How do you define successful engineering leadership?

The Philosophy

Many view technical leadership as being the “smartest architect in the room.” I see it as the opposite. My job is to build a room where I don’t have to be the smartest person because the systems, culture, and communication are so robust that the team can out-innovate me.

The Strategy

  • Alignment: Does every engineer understand how their sprint task impacts the company’s bottom line?
  • Velocity vs. Stability: We aren’t just “shipping fast”; we are building a predictable, repeatable engine that doesn’t collapse under its own weight at the next order of magnitude.
  • The Human Growth Curve: Success is when the engineering team’s capability evolves faster than the product’s complexity. If the team feels stagnant, the tech stack will soon follow.

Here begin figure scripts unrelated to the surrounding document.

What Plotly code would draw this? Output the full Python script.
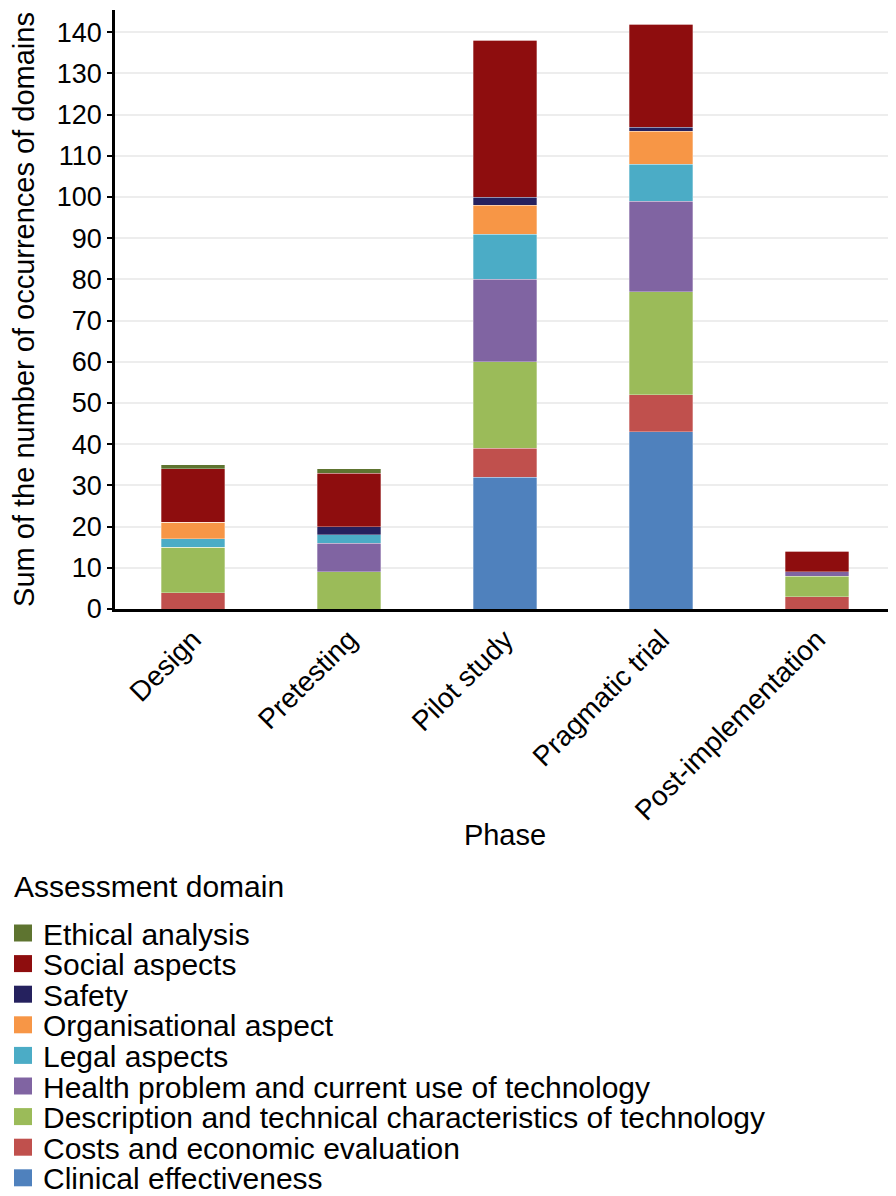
import plotly.graph_objects as go

phases = ["Design", "Pretesting", "Pilot study", "Pragmatic trial", "Post-implementation"]

domains = [
    "Clinical effectiveness",
    "Costs and economic evaluation",
    "Description and technical characteristics of technology",
    "Health problem and current use of technology",
    "Legal aspects",
    "Organisational aspect",
    "Safety",
    "Social aspects",
    "Ethical analysis",
]

clinical_effectiveness = [0, 0, 32, 43, 0]
costs_economic = [4, 0, 7, 9, 3]
description_technical = [11, 9, 21, 25, 5]
health_problem = [0, 7, 20, 22, 1]
legal_aspects = [2, 2, 11, 9, 0]
organisational_aspect = [4, 0, 7, 8, 0]
safety = [0, 2, 2, 1, 0]
social_aspects = [13, 13, 38, 25, 5]
ethical_analysis = [1, 1, 0, 0, 0]

series = [
    clinical_effectiveness,
    costs_economic,
    description_technical,
    health_problem,
    legal_aspects,
    organisational_aspect,
    safety,
    social_aspects,
    ethical_analysis,
]

colors = ["#4F81BD", "#C0504D", "#9BBB59", "#8064A2", "#4BACC6",
          "#F79646", "#25215E", "#8E0D0E", "#5E7430"]

y_ticks = list(range(0, 141, 10))

legend_title = "Assessment domain"

# ---- layout constants ----
# The page body has an 8px margin, so the figure is made 8px smaller
# and all page positions below are converted into figure coordinates.
OFF = 8
W, H = 896 - OFF, 1196 - OFF
PLOT_L, PLOT_R, PLOT_T, PLOT_B = 115, 895, 10, 609   # page pixels
ML = PLOT_L - OFF
MR = W - (PLOT_R - OFF)
MT = PLOT_T - OFF
MB = H - (PLOT_B - OFF)
PW = W - ML - MR
PH = H - MT - MB


def px(x_page):
    return (x_page - OFF - ML) / PW


def py(y_page):
    return (H - MB - (y_page - OFF)) / PH


font_family = "Liberation Sans, Arial, sans-serif"

fig = go.Figure()
for name, vals, col in zip(domains, series, colors):
    fig.add_trace(go.Bar(
        x=phases, y=vals, name=name, showlegend=False,
        marker=dict(color=col, line=dict(width=0.6, color="rgba(255,255,255,0.5)")),
    ))

# Legend drawn below the chart (Excel-style, top entry = top of stack)
row_first = 933.0
row_step = 30.6
annotations = [dict(
    text=legend_title, xref="paper", yref="paper",
    x=px(12), y=py(886), xanchor="left", yanchor="middle",
    showarrow=False, font=dict(size=30, family=font_family, color="black"),
)]
shapes = []
for i, (name, col) in enumerate(zip(reversed(domains), reversed(colors))):
    cy = row_first + i * row_step
    shapes.append(dict(
        type="rect", xref="paper", yref="paper",
        x0=px(14), x1=px(32), y0=py(cy + 8.5), y1=py(cy - 8.5),
        fillcolor=col, line=dict(width=0),
    ))
    annotations.append(dict(
        text=name, xref="paper", yref="paper",
        x=px(41), y=py(cy + 1), xanchor="left", yanchor="middle",
        showarrow=False, font=dict(size=30, family=font_family, color="black"),
    ))

fig.update_layout(
    barmode="stack",
    bargap=0.596,
    width=W,
    height=H,
    margin=dict(l=ML, r=MR, t=MT, b=MB, autoexpand=False),
    paper_bgcolor="white",
    plot_bgcolor="white",
    font=dict(family=font_family, size=24, color="black"),
    showlegend=False,
    annotations=annotations,
    shapes=shapes,
    xaxis=dict(
        title=dict(text="Phase", font=dict(size=29), standoff=0),
        tickangle=-45,
        showline=True, linecolor="black", linewidth=3,
        ticks="",
        showgrid=False,
        tickfont=dict(size=28),
        automargin=False,
    ),
    yaxis=dict(
        title=dict(text="Sum of the number of occurrences of domains", font=dict(size=29), standoff=14),
        range=[0, 145.4],
        tickvals=y_ticks,
        ticksuffix="\u00a0\u00a0\u00a0",
        showline=True, linecolor="black", linewidth=2.5,
        ticks="outside", ticklen=5, tickcolor="black", tickwidth=2,
        showgrid=True, gridcolor="#EDEDED", gridwidth=2,
        tickfont=dict(size=27),
        zeroline=False,
        automargin=False,
    ),
)

fig.write_html("out.html")
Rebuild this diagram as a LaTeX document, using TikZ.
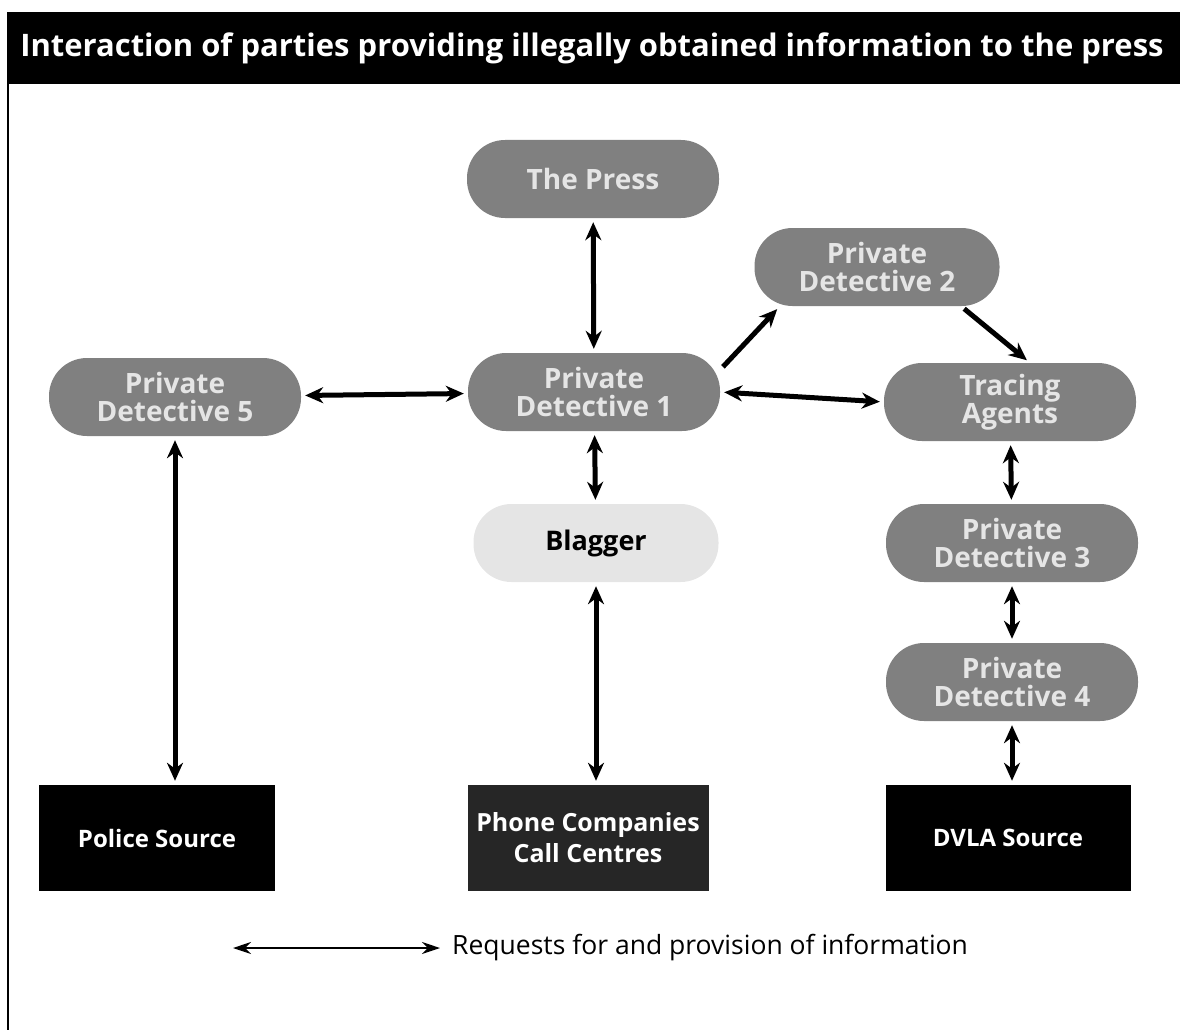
\documentclass[tikz,border=0pt]{standalone}
\usepackage{fontspec}
\setmainfont{Open Sans}
\usetikzlibrary{arrows.meta,positioning}

\begin{document}
\begin{tikzpicture}[x=1pt,y=-1pt,
    pill/.style={fill=black!50,text=black!10,rounded corners=38pt,minimum width=252pt,minimum height=78pt,
      align=center,font=\bfseries\fontsize{28}{28}\selectfont,inner sep=0pt},
    src/.style={fill=black,text=white,minimum width=236pt,minimum height=106pt,
      align=center,font=\bfseries\fontsize{24}{31}\selectfont,inner sep=0pt},
    link/.style={{Stealth[length=18pt,width=16pt]}-{Stealth[length=18pt,width=16pt]},line width=5pt,shorten <=4pt,shorten >=4pt},
    oneway/.style={-{Stealth[length=18pt,width=16pt]},line width=5pt,shorten <=4pt,shorten >=4pt}]
     \useasboundingbox (0,0) rectangle (1180,1030);
     \fill (7,12) rectangle (1180,84);%title bar
     \draw[line width=2pt] (8,84)--(8,1030);
     \node[text=white,font=\bfseries\fontsize{31}{34}\selectfont] (title) at (592,48) {Interaction of parties providing illegally obtained information to the press};

     \node[pill] (press) at (593,179) {The Press};
     \node[pill] (pd1) at (594,392) {Private\\Detective 1};
     \node[pill,minimum width=245pt] (pd2) at (877,267) {Private\\Detective 2};
     \node[pill] (ta) at (1010,402) {Tracing\\Agents};
     \node[pill] (pd5) at (175,397) {Private\\Detective 5};
     \node[pill,fill=black!10,text=black,minimum width=245pt,font=\bfseries\fontsize{27}{28}\selectfont] (blag) at (596,543) {Blagger};
     \node[pill] (pd3) at (1012,543) {Private\\Detective 3};
     \node[pill] (pd4) at (1012,682) {Private\\Detective 4};

     \node[src] (police) at (157,838) {Police Source};
     \node[src,fill=black!85,minimum width=241pt,font=\bfseries\fontsize{25}{31}\selectfont] (phone) at (588,838) {Phone Companies\\Call Centres};
     \node[src,minimum width=245pt] (dvla) at (1008,838) {DVLA Source};

     \draw[link] (press)--(pd1);
     \draw[link] (pd5)--(pd1);
     \draw[link] (pd1.east)--(ta.west);
     \draw[oneway] (pd1.10)--(pd2.202);
     \draw[oneway] (pd2.-25)--(ta.63);
     \draw[link] (pd1)--(blag);
     \draw[link] (blag.south)--(blag.south|-phone.north);
     \draw[link] (pd5.south)--(pd5.south|-police.north);
     \draw[link] (ta)--(pd3);
     \draw[link] (pd3)--(pd4);
     \draw[link] (pd4.south)--(pd4.south|-dvla.north);

     \coordinate (lgA) at (233,948);
     \coordinate (lgB) at (440,948);
     \draw[{Stealth[length=18pt,width=12pt]}-{Stealth[length=18pt,width=12pt]},line width=2.5pt] (lgA)--(lgB);
     \node[right,inner sep=0pt,font=\fontsize{26.5}{30}\selectfont] (lgtxt) at (452,948) {Requests for and provision of information};
\end{tikzpicture}
\end{document}
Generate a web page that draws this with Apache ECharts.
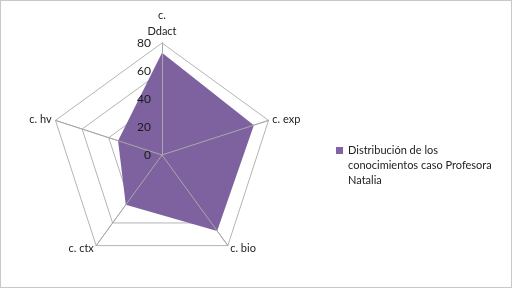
<!DOCTYPE html>
<html lang="es">
<head>
<meta charset="UTF-8">
<title>Distribución de los conocimientos</title>
<style>
  html, body { margin: 0; padding: 0; background: #fff; }
  #main { width: 510px; height: 286px; border: 1px solid #c8c8c8; }
</style>
</head>
<body>
<div id="main"></div>
<script src="https://cdn.jsdelivr.net/npm/echarts@6/dist/echarts.min.js"></script>
<script>
// ejes del radar y valores (sentido horario desde arriba)
var categorias = ['c.\nDdact', 'c. exp', 'c. bio', 'c. ctx', 'c. hv'];
var valores = [73, 69, 67, 44, 33];
var maximo = 80;
var serieNombre = 'Distribución de los conocimientos caso Profesora Natalia';

var chart = echarts.init(document.getElementById('main'));

// el radar de echarts gira en sentido antihorario: se invierte el orden
var orden = [0, 4, 3, 2, 1];
var fuente = 'Lato';

chart.setOption({
  animation: false,
  textStyle: { fontFamily: fuente },
  legend: {
    data: [serieNombre],
    left: 330,
    top: 137,
    orient: 'vertical',
    itemWidth: 7,
    itemHeight: 37,
    icon: 'path://M0,0L7,0L7,7L0,7Z M0,37L0.01,37',
    formatter: function () {
      return 'Distribución de los\nconocimientos caso Profesora\nNatalia';
    },
    textStyle: { fontSize: 11, color: '#222', lineHeight: 15, fontFamily: fuente }
  },
  radar: [{
    center: [161, 154],
    radius: 112,
    shape: 'polygon',
    splitNumber: 4,
    startAngle: 90,
    indicator: orden.map(function (i) {
      return { name: categorias[i], max: maximo, min: 0 };
    }),
    axisName: { color: '#222', fontSize: 11, fontFamily: fuente, lineHeight: 16 },
    nameGap: 4,
    splitArea: { show: false },
    splitLine: { lineStyle: { color: '#b4b4b4', width: 1 } },
    axisLine: { lineStyle: { color: '#b4b4b4' } },
    axisTick: { show: false },
    axisLabel: { show: false }
  }, {
    center: [161, 154],
    radius: 112,
    shape: 'polygon',
    splitNumber: 4,
    startAngle: 90,
    z: 5,
    indicator: orden.map(function (i, k) {
      return { name: '', max: maximo, min: 0, axisLabel: { show: k === 0 } };
    }),
    axisName: { show: false },
    splitArea: { show: false },
    splitLine: { show: false },
    axisLine: { lineStyle: { color: '#a8a8a8' } },
    axisTick: { show: false },
    axisLabel: { show: true, color: '#1a1a1a', fontSize: 12, margin: 11, fontFamily: fuente }
  }],
  series: [{
    type: 'radar',
    radarIndex: 0,
    symbol: 'none',
    data: [{
      name: serieNombre,
      value: orden.map(function (i) { return valores[i]; }),
      itemStyle: { color: '#8064a2' },
      lineStyle: { width: 0, color: '#8064a2' },
      areaStyle: { color: '#7e62a0', opacity: 1 }
    }]
  }]
});
</script>
</body>
</html>
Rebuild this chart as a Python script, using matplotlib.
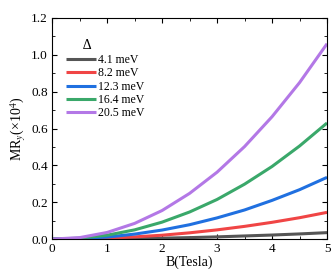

What is your approach to scaling technical organizations?

The Philosophy

Scaling isn’t just “hiring more people” - that’s often how you slow down. Scaling is about moving from Individual Heroics to Organizational Systems.

The Strategy

  • The 3-Continent Perspective: Having managed global teams, I focus on “High-Signal Communication.” As you grow, the cost of a meeting triples. I implement “Asynchronous-First” cultures that protect deep-work time while ensuring no one is blocked by a timezone.

  • Modular Autonomy: I advocate for breaking down monolithic teams into autonomous units with clear ownership. This reduces the “communication tax” and allows us to scale the headcount without scaling the bureaucracy.

  • Automation as Infrastructure: At petabyte scale, manual intervention is a failure. I treat the developer experience (CI/CD, observability, self-service infra) as a first-class product to keep the “path to production” frictionless.

How do you balance high-growth velocity with technical stability?

The Philosophy

Technical debt isn’t a “bad thing” to be avoided; it’s a set of historical decisions that no longer serve you. Like any loan, leverage can accelerate growth when investments payoff. But if velocity and returns are slowing you need a payment plan before the interest kills you.

The Strategy

  • The ROI Filter: I don’t refactor for the sake of “clean code.” I don’t refactor a micro-service with no users. I refactor when the pain on that debt - measured in bugs, downtime, or developer frustration - starts to exceed the cost of the fix.

  • Zero-Downtime Culture: Especially at scale, stability is a feature. I implement “Guardrail Engineering” where the system is designed to fail gracefully, ensuring that a Series B growth spike becomes a success story rather than a post-mortem.

  • The 70/20/10 Rule: I typically aim to dedicate 70% of resources to new features, 20% to infrastructure/debt, and 10% to R&D. This ensures we never stop innovating, but we never stop fortifying either.